The most basic component of training is the balance between workout duration and workout intensity. Whether you are an Olympian or a novice “how long” and “how hard” are the only two variables that can be used to produce a workout within a given sport. How these are balanced is at the heart of preparing for competition. It seems this should be simple, but it’s not. Many athletes get it wrong in their training and it’s evident on race day.
In the first couple of years that athletes are in their sport they discover that increasing workout durations and therefore volume (the sum total of workout durations for a period of time such as a week) improves their performance. They get faster by simply training with longer durations or more miles/kilometers. In fact, the rate of performance improvement at this stage is so steep that if continued long enough the athlete would eventually break a world record in their sport. But that’s rare. Something changes in these first few years.
It’s easy to think in terms of duration (and therefore weekly volume). One can determine a personal hours number and assume this is the key to building their fitness. That’s evident by how most athletes think and talk about training. Unfortunately, this way of viewing training continues well beyond the novice stage. After several years in the sport if you ask an athlete how training is going he or she will still nearly always cite volume: “Last year at this time I was training 8 hours per week and now I’m training 10.” The key to their performance simply becomes doing more duration and more volume. “If next year I can train 12 hours per week and then 14 the following year and 16 after that then I will be unbeatable.” Nearly all athletes, regardless of their levels of performance, think the key is “train longer.” After all it worked really well for the first few years so why not continue down that same path? More weekly volume becomes their focus. They reconfigure their lives in order to fit in more and longer workouts.
Very few athletes talk about their performance as a product of workout intensity. There’s a good reason for that oversight. How do you put a number on intensity? I can say I ran for one hour. That’s easy to measure and quite understandable by everyone. But how is the intensity of that one-hour run measured and expressed? That’s hard to do without getting bogged down in the details of the warm-up, work intervals, recovery intervals, and cool down. Most seem to understand that intensity is some how important, but it’s not easy to express so it’s largely ignored or at best given limited credit with a long-winded explanation. Instead, more weekly volume continues to be the key to success throughout the athlete’s career—with obvious limitations as time passes.
In the first few years in a sport there is no doubt that increased duration is effective. Train more; within the boundaries of one’s physical, mental, and time constraints; and better performances are a common result. I came to realize quite early in my coaching that an ever-increasing weekly volume was not the path to take. At some point the return on investment plateaus and may even turn downward. I found that for the advanced and experienced athlete – usually starting around the fourth year of dedicated training – the focus needs to shift toward intensity. Making such a shift often keeps the positive performance slope steep for a few more seasons.

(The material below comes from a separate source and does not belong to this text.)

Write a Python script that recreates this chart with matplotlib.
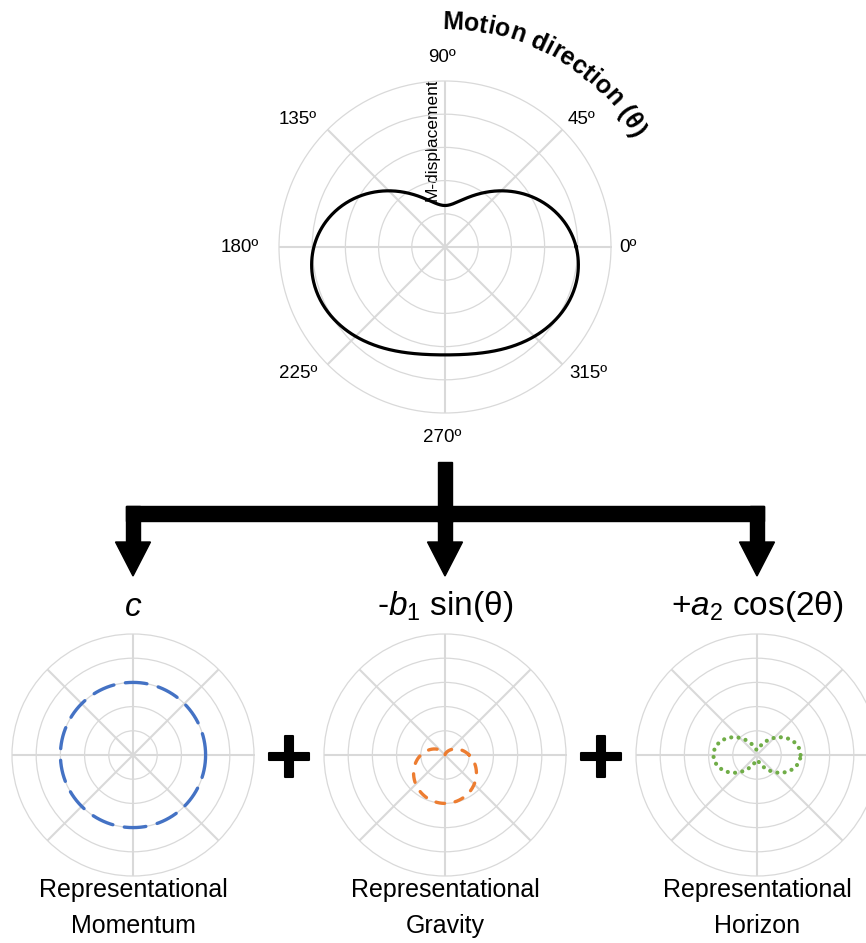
import numpy as np
import matplotlib.pyplot as plt
from matplotlib.patches import Polygon, Rectangle
import matplotlib.patheffects as pe

plt.rcParams['font.family'] = ['Liberation Sans', 'DejaVu Sans']
plt.rcParams['mathtext.fontset'] = 'custom'
plt.rcParams['mathtext.rm'] = 'Liberation Sans'
plt.rcParams['mathtext.it'] = 'Liberation Sans:italic'

# model  r = c - b1*sin(theta) + a2*cos(2*theta)
c_top, b1_top, a2_top = 2.1, 1.0, 0.85      # fitted curve (top)
c_comp, b1_comp, a2_comp = 2.0, 1.0, 0.8    # components (bottom)

dir_deg = [0, 45, 90, 135, 180, 225, 270, 315]
dir_labels = ['0º', '45º', '90º', '135º', '180º', '225º', '270º', '315º']
rings = [0, 1, 2, 3]
r_min, r_max = -1, 4

comp_titles = ['$\\mathit{c}$',
               '-$\\mathit{b}_{\\mathit{1}}$ sin(θ)',
               '+$\\mathit{a}_{\\mathit{2}}$ cos(2θ)']
comp_names = [('Representational', 'Momentum'),
              ('Representational', 'Gravity'),
              ('Representational', 'Horizon')]
comp_colors = ['#4472C4', '#ED7D31', '#70AD47']

W, H = 866, 943
fig = plt.figure(figsize=(W / 100, H / 100), dpi=100)

# pixel canvas for arrows and free text
cv = fig.add_axes([0, 0, 1, 1], zorder=-1)
cv.set_xlim(0, W)
cv.set_ylim(H, 0)
cv.axis('off')

grid_c = '#d9d9d9'


def polar_at(cx, cy, R):
    ax = fig.add_axes([(cx - R) / W, (H - cy - R) / H, 2 * R / W, 2 * R / H],
                      projection='polar')
    ax.set_ylim(r_min, r_max)
    ax.set_yticks(rings)
    ax.set_yticklabels([])
    ax.set_xticks(np.deg2rad(dir_deg))
    ax.set_xticklabels([])
    ax.tick_params(length=0)
    ax.xaxis.grid(True, color=grid_c, lw=1.5)
    ax.yaxis.grid(True, color=grid_c, lw=0.9)
    ax.spines['polar'].set_color(grid_c)
    ax.spines['polar'].set_linewidth(0.9)
    ax.patch.set_alpha(0)
    return ax


theta = np.linspace(0, 2 * np.pi, 721)

# ---- top plot
cx0, cy0, R0 = 445, 247, 166
ax0 = polar_at(cx0, cy0, R0)
r_top = c_top - b1_top * np.sin(theta) + a2_top * np.cos(2 * theta)
ax0.plot(theta, r_top, color='black', lw=2.3, zorder=3)

lab_off = [(183, 1), (137, -127), (-3, -189), (-147, -127),
           (-205, 1), (-147, 127), (-3, 190), (143, 127)]
for lab, (dx, dy) in zip(dir_labels, lab_off):
    cv.text(cx0 + dx, cy0 + dy, lab, ha='center', va='center', fontsize=13.5)

cv.text(432, 140, 'M-displacement', rotation=90, ha='center', va='center',
        fontsize=12.5)

# curved title along the arc
title = 'Motion direction (θ)'
rend = fig.canvas.get_renderer()
fs = 18
widths = []
for ch in title:
    if ch == ' ':
        widths.append(0.28 * fs * 100 / 72)
        continue
    t = cv.text(0, 0, ch, fontsize=fs, fontweight='bold')
    widths.append(t.get_window_extent(rend).width)
    t.remove()
widths = np.array(widths)
mids = np.cumsum(widths) - widths / 2
frac = (mids - mids[0]) / (mids[-1] - mids[0])
a_start, a_end, R_base = 88, 31, 218
for ch, f in zip(title, frac):
    ang = a_start - (a_start - a_end) * f
    a = np.deg2rad(ang)
    cv.text(cx0 + R_base * np.cos(a), cy0 - R_base * np.sin(a), ch,
            fontsize=fs, fontweight='bold', rotation=ang - 90,
            rotation_mode='anchor', ha='center', va='baseline')

# ---- bracket arrows
centers = [133, 445, 757]
k = 'black'
cv.add_patch(Rectangle((438, 462), 14, 60, color=k))
cv.add_patch(Rectangle((126, 506), 764 - 126, 15, color=k))
for x in centers:
    cv.add_patch(Rectangle((x - 7, 506), 14, 38, color=k))
    cv.add_patch(Polygon([(x - 17.5, 542), (x + 17.5, 542), (x, 576)], color=k))

# ---- component plots
cy1, R1 = 755, 121
comp_r = [np.full_like(theta, c_comp),
          -b1_comp * np.sin(theta),
          a2_comp * np.cos(2 * theta)]
comp_lw = [2.4, 2.4, 3.0]
comp_dash = [(6.5, 3.5), (2.6, 3.2), (0.01, 1.75)]
for x, r, col, lw, dsh, ttl, nm in zip(centers, comp_r, comp_colors, comp_lw,
                                       comp_dash, comp_titles, comp_names):
    ax = polar_at(x, cy1, R1)
    ax.plot(theta, r, color=col, lw=lw, dashes=dsh, dash_capstyle='round',
            zorder=3)
    cv.text(x, 607, ttl, ha='center', va='center', fontsize=24)
    cv.text(x, 890, nm[0], ha='center', va='center', fontsize=18)
    cv.text(x, 926, nm[1], ha='center', va='center', fontsize=18)

for x in [(centers[0] + centers[1]) / 2, (centers[1] + centers[2]) / 2]:
    cv.text(x, 752, '+', ha='center', va='center_baseline', fontsize=46,
            fontweight='bold', family='DejaVu Sans',
            path_effects=[pe.withStroke(linewidth=1.5, foreground='black')])

fig.savefig('out.png', dpi=100)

Of course, by all of this I don’t mean that duration is unimportant. You can’t train a total of two hours per week with high intensity only and expect a personal best performance in a marathon simply because you’re in the fourth year of training. You’ve still got to put in a certain amount of volume. How much? I’ve come to think of the duration-intensity relationship as proportions of training that must somehow be balanced. To be more clear, I believe that performance on race day is roughly 60 percent determined by recent training intensity and about 40 percent by workout durations (weekly volume). That’s just my opinion from a few years of competing and coaching. I know of no research that substantiates that ratio. But there is research that supports the notion that intensity is a better predictor of performance than is duration or volume, especially in the more experienced and advanced athletes. I’ve listed some below. By clicking on the references you can read the abstracts. These studies are all around 10 to 20 years old as there seemed to be more scientific interest in the topic then (it’s now shifted more toward the balance, or “polarization,” of training intensities).
The bottom line here is that for the advanced athlete with about four or more years of dedicated and consistent training, the key to performance improvement shifts toward intensity as duration plays a somewhat lesser, but not unimportant, role. Getting that balance right is more complicated than simply doing more weekly volume. This is determined by the type of event you’re training for. Getting that balance right is the key to success.
(This is also a good time to point out that on TrainingPeaks you can express the intensity of a workout just as easily as you can its duration. It’s called the Intensity Factor (IF) and is simply the workout’s normalized power/pace/speed or average heart rate divided by your functional threshold power/pace/speed/heart rate. Also by knowing the workout’s duration and IF the session’s training stress score (TSS) can also be expressed. That means that a single number gives you a pretty good idea of how much you accomplished in the workout relative to your current level of fitness. These breakthrough training metrics all come from the work of exercise physiologist Andrew Coggan, PhD.)